_INSTRUCTIONS TO FOLLOW_:
Everything from the first line down to the line containing "const yTikler = [-9, -4, 1, 6, 11, 16, 21];" is to be retyped exactly, both ends included, with pictures left out.

_RAW DATA_:

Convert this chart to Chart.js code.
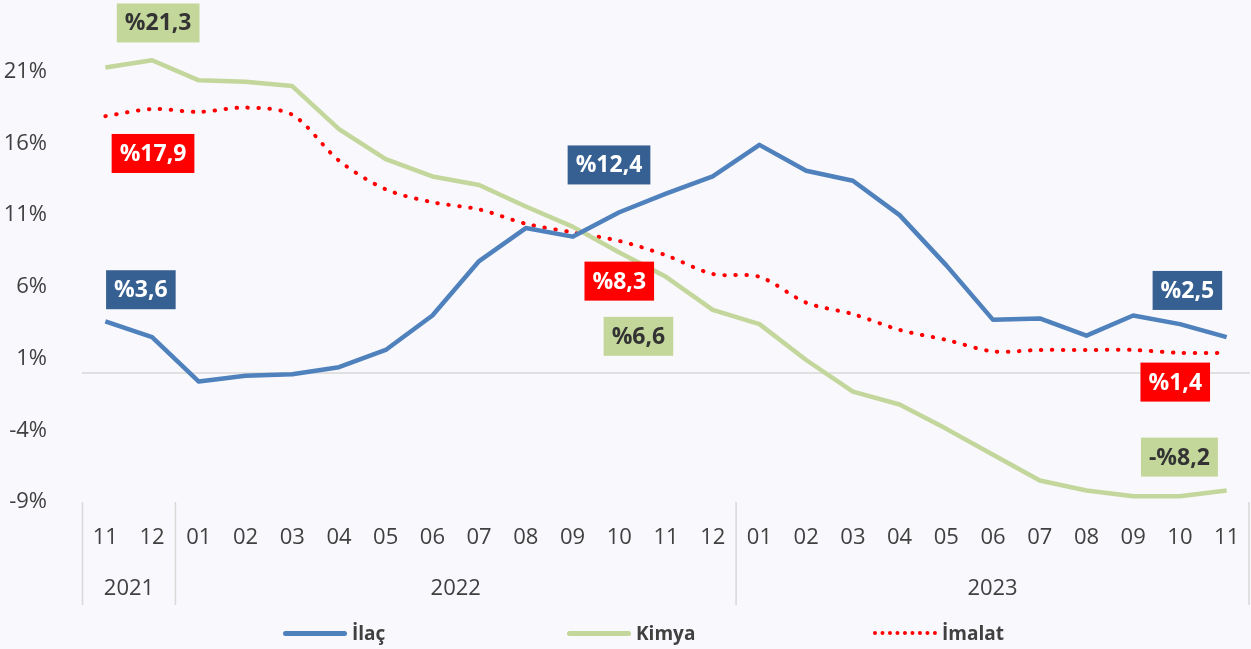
<!DOCTYPE html>
<html lang="tr">
<head>
<meta charset="utf-8">
<title>İlaç, Kimya ve İmalat</title>
<script src="https://cdn.jsdelivr.net/npm/chart.js@4.4.1/dist/chart.umd.min.js"></script>
<style>
    html, body { margin: 0; padding: 0; background: #f9f8fc; }
    #kapsayici { position: relative; width: 1251px; height: 649px; }
    #grafik { display: block; }
    .lejant { position: absolute; top: 620px; left: 0; width: 1251px; height: 26px;
              font: bold 19px "Open Sans", sans-serif; color: #404040; }
    .oge { position: absolute; top: 0; height: 26px; display: flex; align-items: center; }
    .ornek { width: 64px; height: 0; margin-right: 5px; }
</style>
</head>
<body>
<div id="kapsayici">
    <canvas id="grafik" width="1251" height="649"></canvas>
    <div class="lejant">
        <div class="oge" style="left:283px"><span class="ornek" style="border-top:5px solid #4f81bd;border-radius:3px"></span>İlaç</div>
        <div class="oge" style="left:567px"><span class="ornek" style="border-top:5px solid #c3d69b;border-radius:3px"></span>Kimya</div>
        <div class="oge" style="left:873px"><span class="ornek" style="border-top:4px dotted #ff0000"></span>İmalat</div>
    </div>
</div>
<script>
// Veriler (yıllık değişim, %)
const aylar = ['11', '12', '01', '02', '03', '04', '05', '06', '07', '08', '09', '10', '11', '12',
               '01', '02', '03', '04', '05', '06', '07', '08', '09', '10', '11'];
const yillar = ['2021', '2022', '2023'];
const yilBaslangic = [0, 2, 14]; // her yılın ilk ayının sırası

const ilac = [3.6, 2.5, -0.6, -0.2, -0.1, 0.4, 1.6, 4.0, 7.8, 10.1, 9.5, 11.2, 12.5, 13.7,
              15.9, 14.1, 13.4, 11.0, 7.5, 3.7, 3.8, 2.6, 4.0, 3.4, 2.5];
const kimya = [21.3, 21.8, 20.4, 20.3, 20.0, 17.0, 14.9, 13.7, 13.1, 11.6, 10.2, 8.4, 6.7, 4.4,
               3.4, 0.9, -1.3, -2.2, -3.9, -5.7, -7.5, -8.2, -8.6, -8.6, -8.2];
const imalat = [17.9, 18.4, 18.2, 18.5, 18.0, 14.8, 12.8, 11.9, 11.4, 10.4, 9.8, 9.2, 8.2, 6.9,
                6.7, 4.9, 4.1, 3.0, 2.3, 1.5, 1.6, 1.6, 1.6, 1.4, 1.4];

const yTikler = [-9, -4, 1, 6, 11, 16, 21];

// Kutulu etiketler (konum: ay sırası, değer)
const MAVI = '#376092', KIRMIZI = '#ff0000', YESIL = '#c4d79b';
const etiketler = [
    { metin: '%21,3', x: 1.13, y: 24.4, zemin: YESIL, renk: '#333333' },
    { metin: '%17,9', x: 1.02, y: 15.3, zemin: KIRMIZI, renk: '#ffffff' },
    { metin: '%3,6', x: 0.76, y: 5.8, zemin: MAVI, renk: '#ffffff' },
    { metin: '%12,4', x: 10.78, y: 14.5, zemin: MAVI, renk: '#ffffff' },
    { metin: '%8,3', x: 11.0, y: 6.4, zemin: KIRMIZI, renk: '#ffffff' },
    { metin: '%6,6', x: 11.41, y: 2.55, zemin: YESIL, renk: '#333333' },
    { metin: '%2,5', x: 23.16, y: 5.75, zemin: MAVI, renk: '#ffffff' },
    { metin: '%1,4', x: 22.9, y: -0.64, zemin: KIRMIZI, renk: '#ffffff' },
    { metin: '-%8,2', x: 22.99, y: -5.87, zemin: YESIL, renk: '#333333' }
];

const YAZI = '"Open Sans", sans-serif';

// Arka plan
const arkaPlan = {
    id: 'arkaPlan',
    beforeDraw(chart) {
        const ctx = chart.ctx;
        ctx.save();
        ctx.fillStyle = '#f9f8fc';
        ctx.fillRect(0, 0, chart.width, chart.height);
        ctx.restore();
    }
};

// Sıfır çizgisi, yıl ayraçları ve yıl yazıları
const eksenDuzeni = {
    id: 'eksenDuzeni',
    beforeDatasetsDraw(chart) {
        const { ctx, chartArea, scales: { x, y } } = chart;
        ctx.save();
        ctx.strokeStyle = '#d9d9d9';
        ctx.lineWidth = 1.5;

        const y0 = y.getPixelForValue(0);
        ctx.beginPath();
        ctx.moveTo(chartArea.left, y0);
        ctx.lineTo(chartArea.right, y0);
        ctx.stroke();

        const sinirlar = [chartArea.left + 0.5];
        yilBaslangic.slice(1).forEach(i => {
            sinirlar.push((x.getPixelForValue(i - 1) + x.getPixelForValue(i)) / 2);
        });
        sinirlar.push(chartArea.right - 1);
        sinirlar.forEach(px => {
            ctx.beginPath();
            ctx.moveTo(px, chartArea.bottom);
            ctx.lineTo(px, chartArea.bottom + 103);
            ctx.stroke();
        });

        ctx.fillStyle = '#404040';
        ctx.font = '22px ' + YAZI;
        ctx.textAlign = 'center';
        ctx.textBaseline = 'middle';
        yillar.forEach((yil, k) => {
            ctx.fillText(yil, (sinirlar[k] + sinirlar[k + 1]) / 2, chartArea.bottom + 87);
        });
        ctx.restore();
    }
};

// Değer kutuları
const degerKutulari = {
    id: 'degerKutulari',
    afterDatasetsDraw(chart) {
        const { ctx, scales: { x, y } } = chart;
        ctx.save();
        ctx.font = 'bold 23px ' + YAZI;
        ctx.textAlign = 'center';
        ctx.textBaseline = 'middle';
        etiketler.forEach(e => {
            const cx = x.getPixelForValue(e.x);
            const cy = y.getPixelForValue(e.y);
            const w = ctx.measureText(e.metin).width + 16;
            const h = 39;
            ctx.fillStyle = e.zemin;
            ctx.fillRect(cx - w / 2, cy - h / 2, w, h);
            ctx.fillStyle = e.renk;
            ctx.fillText(e.metin, cx, cy + 1);
        });
        ctx.restore();
    }
};

new Chart(document.getElementById('grafik'), {
    type: 'line',
    data: {
        labels: aylar,
        datasets: [
            {
                label: 'İlaç',
                data: ilac,
                borderColor: '#4f81bd',
                borderWidth: 4.5,
                pointRadius: 0,
                tension: 0,
                borderJoinStyle: 'round'
            },
            {
                label: 'Kimya',
                data: kimya,
                borderColor: '#c3d69b',
                borderWidth: 4.5,
                pointRadius: 0,
                tension: 0,
                borderJoinStyle: 'round'
            },
            {
                label: 'İmalat',
                data: imalat,
                borderColor: '#ff0000',
                borderWidth: 4,
                borderDash: [0.5, 10.5],
                borderCapStyle: 'round',
                pointRadius: 0,
                tension: 0.3
            }
        ]
    },
    options: {
        responsive: false,
        animation: false,
        layout: { autoPadding: false, padding: { left: 0, right: 1, top: 0, bottom: 0 } },
        plugins: {
            legend: { display: false },
            tooltip: { enabled: false }
        },
        scales: {
            x: {
                offset: true,
                grid: { display: false },
                border: { display: false },
                ticks: {
                    autoSkip: false,
                    maxRotation: 0,
                    padding: 15,
                    color: '#404040',
                    font: { family: YAZI, size: 22 }
                },
                afterFit(scale) {
                    scale.height = 147;
                    scale.paddingLeft = 0;
                    scale.paddingRight = 0;
                }
            },
            y: {
                min: -9,
                max: 26,
                grid: { display: false },
                border: { display: false },
                afterBuildTicks(scale) {
                    scale.ticks = yTikler.map(v => ({ value: v }));
                },
                ticks: {
                    padding: 27,
                    color: '#404040',
                    font: { family: YAZI, size: 22 },
                    callback: v => v + '%'
                },
                afterFit(scale) {
                    scale.width = 82;
                    scale.paddingTop = 0;
                    scale.paddingBottom = 0;
                }
            }
        }
    },
    plugins: [arkaPlan, eksenDuzeni, degerKutulari]
});
</script>
</body>
</html>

_RESULT_:
Convert this chart to Chart.js code.
<!DOCTYPE html>
<html lang="tr">
<head>
<meta charset="utf-8">
<title>İlaç, Kimya ve İmalat</title>
<script src="https://cdn.jsdelivr.net/npm/chart.js@4.4.1/dist/chart.umd.min.js"></script>
<style>
    html, body { margin: 0; padding: 0; background: #f9f8fc; }
    #kapsayici { position: relative; width: 1251px; height: 649px; }
    #grafik { display: block; }
    .lejant { position: absolute; top: 620px; left: 0; width: 1251px; height: 26px;
              font: bold 19px "Open Sans", sans-serif; color: #404040; }
    .oge { position: absolute; top: 0; height: 26px; display: flex; align-items: center; }
    .ornek { width: 64px; height: 0; margin-right: 5px; }
</style>
</head>
<body>
<div id="kapsayici">
    <canvas id="grafik" width="1251" height="649"></canvas>
    <div class="lejant">
        <div class="oge" style="left:283px"><span class="ornek" style="border-top:5px solid #4f81bd;border-radius:3px"></span>İlaç</div>
        <div class="oge" style="left:567px"><span class="ornek" style="border-top:5px solid #c3d69b;border-radius:3px"></span>Kimya</div>
        <div class="oge" style="left:873px"><span class="ornek" style="border-top:4px dotted #ff0000"></span>İmalat</div>
    </div>
</div>
<script>
// Veriler (yıllık değişim, %)
const aylar = ['11', '12', '01', '02', '03', '04', '05', '06', '07', '08', '09', '10', '11', '12',
               '01', '02', '03', '04', '05', '06', '07', '08', '09', '10', '11'];
const yillar = ['2021', '2022', '2023'];
const yilBaslangic = [0, 2, 14]; // her yılın ilk ayının sırası

const ilac = [3.6, 2.5, -0.6, -0.2, -0.1, 0.4, 1.6, 4.0, 7.8, 10.1, 9.5, 11.2, 12.5, 13.7,
              15.9, 14.1, 13.4, 11.0, 7.5, 3.7, 3.8, 2.6, 4.0, 3.4, 2.5];
const kimya = [21.3, 21.8, 20.4, 20.3, 20.0, 17.0, 14.9, 13.7, 13.1, 11.6, 10.2, 8.4, 6.7, 4.4,
               3.4, 0.9, -1.3, -2.2, -3.9, -5.7, -7.5, -8.2, -8.6, -8.6, -8.2];
const imalat = [17.9, 18.4, 18.2, 18.5, 18.0, 14.8, 12.8, 11.9, 11.4, 10.4, 9.8, 9.2, 8.2, 6.9,
                6.7, 4.9, 4.1, 3.0, 2.3, 1.5, 1.6, 1.6, 1.6, 1.4, 1.4];

const yTikler = [-9, -4, 1, 6, 11, 16, 21];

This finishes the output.